Abstract
The evolution of antimicrobial resistance, and its subsequent emergence, have been identified as one of the great challenges of a generation. This evolutionary process has the capacity to render available therapies and control strategies ineffective. In turn, treatment failure can allow a relevant microbial pathogen to increase in prevalence and enable onward transmission. The significance of this for medicine, economic productivity, as well as ecological balance, maintenance of natural ecosystems and native taonga, should not be understated. This thesis details three original research projects, aimed at addressing the emergence of resistance.

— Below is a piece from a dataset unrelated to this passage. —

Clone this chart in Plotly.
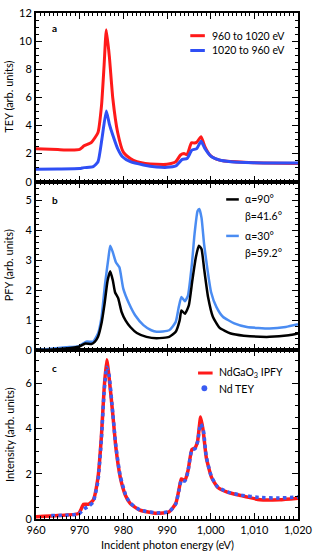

First, to support the appropriate use of antibiotics, novel methods of identifying genetic signatures of resistance are established here, with a focus on application of these diagnostic methods at the point-of-care. Based on enzyme-assisted profiling of DNA sequences, these methods increase the resolving power of current gold standard methods, and allow accurate prediction of resistance at sites that were previously beyond the scope of these approaches. The translational nature, and commercial potential, of this work led it to be awarded the Division of Health Sciences ‘Translational Research Grant’ (2015), and the Otago Innovation ‘Proof of Concept Award’ (2016), with the generated intellectual property being the basis of a patent application (2017).

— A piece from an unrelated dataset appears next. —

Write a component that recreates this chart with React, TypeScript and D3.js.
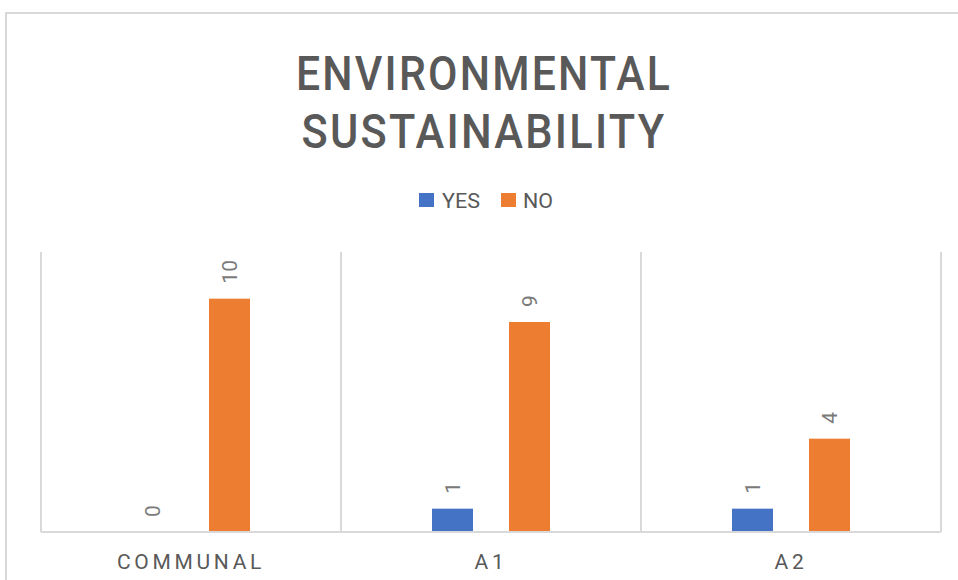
import React from "react";
import * as d3 from "d3";

// Chart data
const categories = ["COMMUNAL", "A1", "A2"];
const seriesNames = ["YES", "NO"];
const yesValues = [0, 1, 1];
const noValues = [10, 9, 4];
const seriesColors = ["#4472C4", "#ED7D31"];
const titleLines = ["ENVIRONMENTAL", "SUSTAINABILITY"];

const W = 958;
const H = 580;
const plot = { left: 41, right: 941, top: 252, bottom: 532 };
const FONT = "Roboto, 'Noto Sans', Arial, sans-serif";
const GRID = "#d9d9d9";
const TEXT = "#595959";

// title line widths (fitted with textLength)
const titleWidths = [376, 365];

export default function App() {
  const x0 = d3.scaleBand<string>().domain(categories).range([plot.left, plot.right]).padding(0);
  const x1 = d3
    .scaleBand<string>()
    .domain(seriesNames)
    .range([0, x0.bandwidth()])
    .paddingInner(36 / 77)
    .paddingOuter(1.1818);
  const y = d3.scaleLinear().domain([0, 12]).range([plot.bottom, plot.top]);

  const series = [yesValues, noValues];
  const bounds = [...categories.map((c) => x0(c)!), plot.right];

  return (
    <div style={{ position: "fixed", left: 0, top: 0, width: W, height: H, background: "#fff" }}>
      <svg width={W} height={H} style={{ display: "block" }} fontFamily={FONT}>
        <rect x={0} y={0} width={W} height={H} fill="#fff" />
        {/* chart frame */}
        <path d={`M6,${H + 2} V13 H${W + 2}`} fill="none" stroke={GRID} strokeWidth={2} />

        {/* title */}
        {titleLines.map((t, i) => (
          <text
            key={t}
            x={484}
            y={90 + i * 57.5}
            textAnchor="middle"
            fontSize={48}
            fontWeight={500}
            letterSpacing={2.5}
            textLength={titleWidths[i]}
            lengthAdjust="spacingAndGlyphs"
            fill={TEXT}
          >
            {t}
          </text>
        ))}

        {/* legend */}
        <g>
          <rect x={419} y={193} width={15} height={14} fill={seriesColors[0]} />
          <text x={442} y={207.5} fontSize={20} textLength={38} lengthAdjust="spacingAndGlyphs" fill={TEXT}>
            {seriesNames[0]}
          </text>
          <rect x={501} y={193} width={15} height={14} fill={seriesColors[1]} />
          <text x={523} y={207.5} fontSize={20} textLength={30} lengthAdjust="spacingAndGlyphs" fill={TEXT}>
            {seriesNames[1]}
          </text>
        </g>

        {/* category dividers */}
        {bounds.map((bx, i) => (
          <line key={i} x1={bx} x2={bx} y1={plot.top} y2={plot.bottom} stroke={GRID} strokeWidth={2} />
        ))}

        {/* bars and value labels */}
        {categories.map((c, ci) =>
          seriesNames.map((s, si) => {
            const v = series[si][ci];
            const bx = x0(c)! + x1(s)!;
            const bw = x1.bandwidth();
            const top = y(v);
            const cx = bx + bw / 2;
            const ly = top - 15;
            return (
              <g key={c + s}>
                {v > 0 && (
                  <rect x={bx} y={top} width={bw} height={plot.bottom - top} fill={seriesColors[si]} />
                )}
                <text
                  transform={`translate(${cx},${ly}) rotate(-90)`}
                  dy="0.35em"
                  fontSize={21}
                  fill="#7a7a7a"
                  textAnchor="start"
                >
                  {v}
                </text>
              </g>
            );
          })
        )}

        {/* baseline */}
        <line x1={plot.left} x2={plot.right} y1={plot.bottom} y2={plot.bottom} stroke={GRID} strokeWidth={2} />

        {/* category labels */}
        {categories.map((c) => (
          <text
            key={c}
            x={x0(c)! + x0.bandwidth() / 2}
            y={569}
            textAnchor="middle"
            fontSize={21}
            letterSpacing={3.7}
            fill={TEXT}
          >
            {c}
          </text>
        ))}
      </svg>
    </div>
  );
}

Secondly, the use of next-generation sequencing to identify signatures of resistance was explored. Advances in this field continue to revolutionise our scientific understanding of resistance, as well as expanding the repertoire of tools available to survey and control its emergence. An exploratory and systematic search of public next-generation sequence databases showed synthetic nucleic acid sequences are a frequent contaminant in next- generation sequence data. These sequences can harbor antibiotic resistance genes, appearing at rates sufficient to impact both the study of antibiotic resistance and confound prediction of antibiotic efficacy in clinical settings. These findings have been presented internationally, with measures introduced to public sequence databases to address the observed contaminant sequences.

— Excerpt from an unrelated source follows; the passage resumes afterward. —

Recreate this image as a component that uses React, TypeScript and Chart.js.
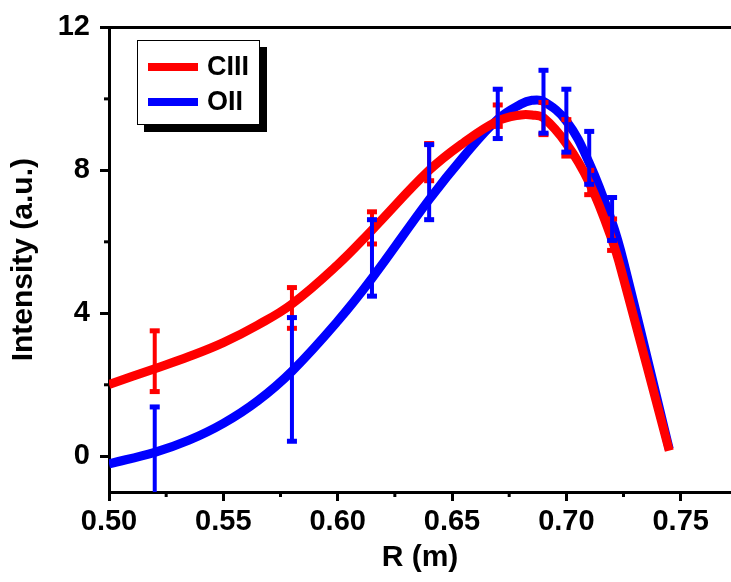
import React, { useEffect, useRef } from 'react';
import { Chart, registerables } from 'chart.js';

Chart.register(...registerables);

// Fitted curves
const fitR = [0.50, 0.52, 0.535, 0.55, 0.565, 0.58, 0.60, 0.615, 0.64, 0.655, 0.67, 0.68, 0.685, 0.69, 0.70, 0.71, 0.72, 0.725, 0.745];
const ciiiFit = [2.01, 2.45, 2.79, 3.18, 3.67, 4.26, 5.36, 6.33, 8.00, 8.77, 9.38, 9.55, 9.55, 9.47, 8.75, 7.66, 6.05, 4.97, 0.16];
const oiiFit = [-0.21, 0.11, 0.45, 0.92, 1.55, 2.38, 3.78, 4.98, 7.18, 8.38, 9.43, 9.85, 9.96, 9.93, 9.38, 8.21, 6.55, 5.45, 0.20];

// Measured points with error bars
const measR = [0.52, 0.58, 0.615, 0.64, 0.67, 0.69, 0.70, 0.71, 0.72];
const ciiiVal = [2.66, 4.15, 6.39, 8.23, 9.53, 9.45, 8.91, 7.66, 6.20];
const ciiiErr = [0.85, 0.57, 0.45, 0.52, 0.30, 0.45, 0.51, 0.34, 0.44];
const oiiVal = [0.10, 2.15, 5.55, 7.67, 9.58, 9.92, 9.39, 8.35, 6.64];
const oiiErr = [1.28, 1.73, 1.07, 1.05, 0.69, 0.88, 0.88, 0.74, 0.60];

const seriesNames = ['CIII', 'OII'];
const seriesColors = ['#ff0000', '#0000ff'];

const xTicks = [0.50, 0.55, 0.60, 0.65, 0.70, 0.75];
const xMinor = [0.525, 0.575, 0.625, 0.675, 0.725];
const yTicks = [0, 4, 8, 12];
const yMinor = [2, 6, 10];

const FONT = 'Arial, "Liberation Sans", sans-serif';

export default function App() {
  const ref = useRef<HTMLCanvasElement | null>(null);

  useEffect(() => {
    document.body.style.margin = '0';
    document.body.style.overflow = 'hidden';
    const canvas = ref.current;
    if (!canvas) return;

    const errorBars = {
      id: 'errorBars',
      afterDatasetsDraw(chart: any) {
        const { ctx, chartArea, scales } = chart;
        const xs = scales.x;
        const ys = scales.y;
        ctx.save();
        ctx.beginPath();
        ctx.rect(chartArea.left, chartArea.top, chartArea.right - chartArea.left, chartArea.bottom - chartArea.top);
        ctx.clip();
        const sets = [
          { v: ciiiVal, e: ciiiErr, c: seriesColors[0] },
          { v: oiiVal, e: oiiErr, c: seriesColors[1] },
        ];
        sets.forEach((s) => {
          ctx.fillStyle = s.c;
          measR.forEach((r, i) => {
            const px = xs.getPixelForValue(r);
            const top = ys.getPixelForValue(s.v[i] + s.e[i]);
            const bot = ys.getPixelForValue(s.v[i] - s.e[i]);
            ctx.fillRect(px - 2, top, 4, bot - top);
            ctx.fillRect(px - 5, top - 2.5, 10, 5);
            ctx.fillRect(px - 5, bot - 2.5, 10, 5);
          });
        });
        ctx.restore();
      },
    };

    const decorations = {
      id: 'decorations',
      afterDraw(chart: any) {
        const { ctx, chartArea, scales } = chart;
        const xs = scales.x;
        const ys = scales.y;
        ctx.save();
        ctx.strokeStyle = '#000';
        ctx.lineWidth = 3;
        // top frame line
        ctx.beginPath();
        ctx.moveTo(chartArea.left - 1.5, chartArea.top);
        ctx.lineTo(chartArea.right, chartArea.top);
        ctx.stroke();
        // minor ticks
        xMinor.forEach((v) => {
          const px = xs.getPixelForValue(v);
          ctx.beginPath();
          ctx.moveTo(px, chartArea.bottom);
          ctx.lineTo(px, chartArea.bottom + 5);
          ctx.stroke();
        });
        yMinor.forEach((v) => {
          const py = ys.getPixelForValue(v);
          ctx.beginPath();
          ctx.moveTo(chartArea.left, py);
          ctx.lineTo(chartArea.left - 5, py);
          ctx.stroke();
        });

        // legend with shadow
        const bx = 137, by = 40, bw = 123, bh = 85;
        ctx.fillStyle = '#000';
        ctx.fillRect(bx + 7, by + 7, bw, bh);
        ctx.fillStyle = '#fff';
        ctx.fillRect(bx, by, bw, bh);
        ctx.lineWidth = 1;
        ctx.strokeStyle = '#000';
        ctx.strokeRect(bx + 0.5, by + 0.5, bw - 1, bh - 1);
        chart.data.datasets.forEach((ds: any, i: number) => {
          const ly = by + 27 + i * 35;
          ctx.strokeStyle = ds.borderColor;
          ctx.lineWidth = 8;
          ctx.beginPath();
          ctx.moveTo(bx + 11, ly);
          ctx.lineTo(bx + 61, ly);
          ctx.stroke();
          ctx.fillStyle = '#000';
          ctx.font = `bold 27px ${FONT}`;
          ctx.textBaseline = 'middle';
          ctx.textAlign = 'left';
          ctx.fillText(ds.label, bx + 70, ly + 1);
        });
        ctx.restore();
      },
    };

    const mk = (vals: number[], i: number) => ({
      label: seriesNames[i],
      data: fitR.map((r, k) => ({ x: r, y: vals[k] })),
      borderColor: seriesColors[i],
      backgroundColor: seriesColors[i],
      borderWidth: 9,
      pointRadius: 0,
      tension: 0.4,
      fill: false,
      borderCapStyle: 'butt' as const,
    });

    const chart = new Chart(canvas, {
      type: 'line',
      data: { datasets: [mk(ciiiFit, 0), mk(oiiFit, 1)] },
      options: {
        animation: false,
        responsive: false,
        devicePixelRatio: 1,
        layout: { padding: { top: 23, right: 0, bottom: 0, left: 0 } },
        plugins: { legend: { display: false }, tooltip: { enabled: false } },
        scales: {
          x: {
            type: 'linear',
            min: 0.5,
            max: 0.772,
            afterBuildTicks: (s: any) => {
              s.ticks = xTicks.map((v) => ({ value: v }));
            },
            afterFit: (s: any) => {
              s.height = 90;
            },
            ticks: {
              color: '#000',
              font: { family: FONT, size: 29, weight: 'bold' },
              padding: 4,
              maxRotation: 0,
              autoSkip: false,
              callback: (v: any) => Number(v).toFixed(2),
            },
            grid: { drawOnChartArea: false, drawTicks: true, tickLength: 9, tickWidth: 3, color: '#000' },
            border: { display: true, width: 3, color: '#000' },
            title: {
              display: true,
              text: 'R (m)',
              color: '#000',
              font: { family: FONT, size: 30, weight: 'bold' },
              padding: { top: 0, bottom: 6 },
            },
          },
          y: {
            type: 'linear',
            min: -1,
            max: 12,
            afterBuildTicks: (s: any) => {
              s.ticks = yTicks.map((v) => ({ value: v }));
            },
            afterFit: (s: any) => {
              s.width = 109;
            },
            ticks: {
              color: '#000',
              font: { family: FONT, size: 29, weight: 'bold' },
              padding: 10,
              autoSkip: false,
            },
            grid: { drawOnChartArea: false, drawTicks: true, tickLength: 9, tickWidth: 3, color: '#000' },
            border: { display: true, width: 3, color: '#000' },
            title: {
              display: true,
              text: 'Intensity (a.u.)',
              color: '#000',
              font: { family: FONT, size: 30, weight: 'bold' },
              padding: { top: 6, bottom: 0 },
            },
          },
        },
      },
      plugins: [errorBars, decorations],
    });

    return () => chart.destroy();
  }, []);

  return (
    <div style={{ width: 731, height: 582 }}>
      <canvas ref={ref} width={731} height={582} style={{ display: 'block' }} />
    </div>
  );
}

Agricultural applications of antimicrobials are a major driver of resistance globally, with established flow-on effects in both agricultural and clinical settings. In New Zealand, agricultural use of antibiotics is limited compared to other nations, although assessment of resistance in this setting has value.An exploration of the phylogenetic history and evolutionary trajectories of globally-sourced Streptococcus uberis, a major agricultural pathogen in New Zealand cattle, was made here. This revealed geographically defined lineages, varying rates of antimicrobial resistance, and presents a hypothesis for a novel genetic basis of the observed high-virulence and subclinical phenotypes observed in the species.
A series of short perspective essays, elaborating on the themes and ideas relevant to the presented works, are provided. Each aim to place the collected research in a broader social and scientific context.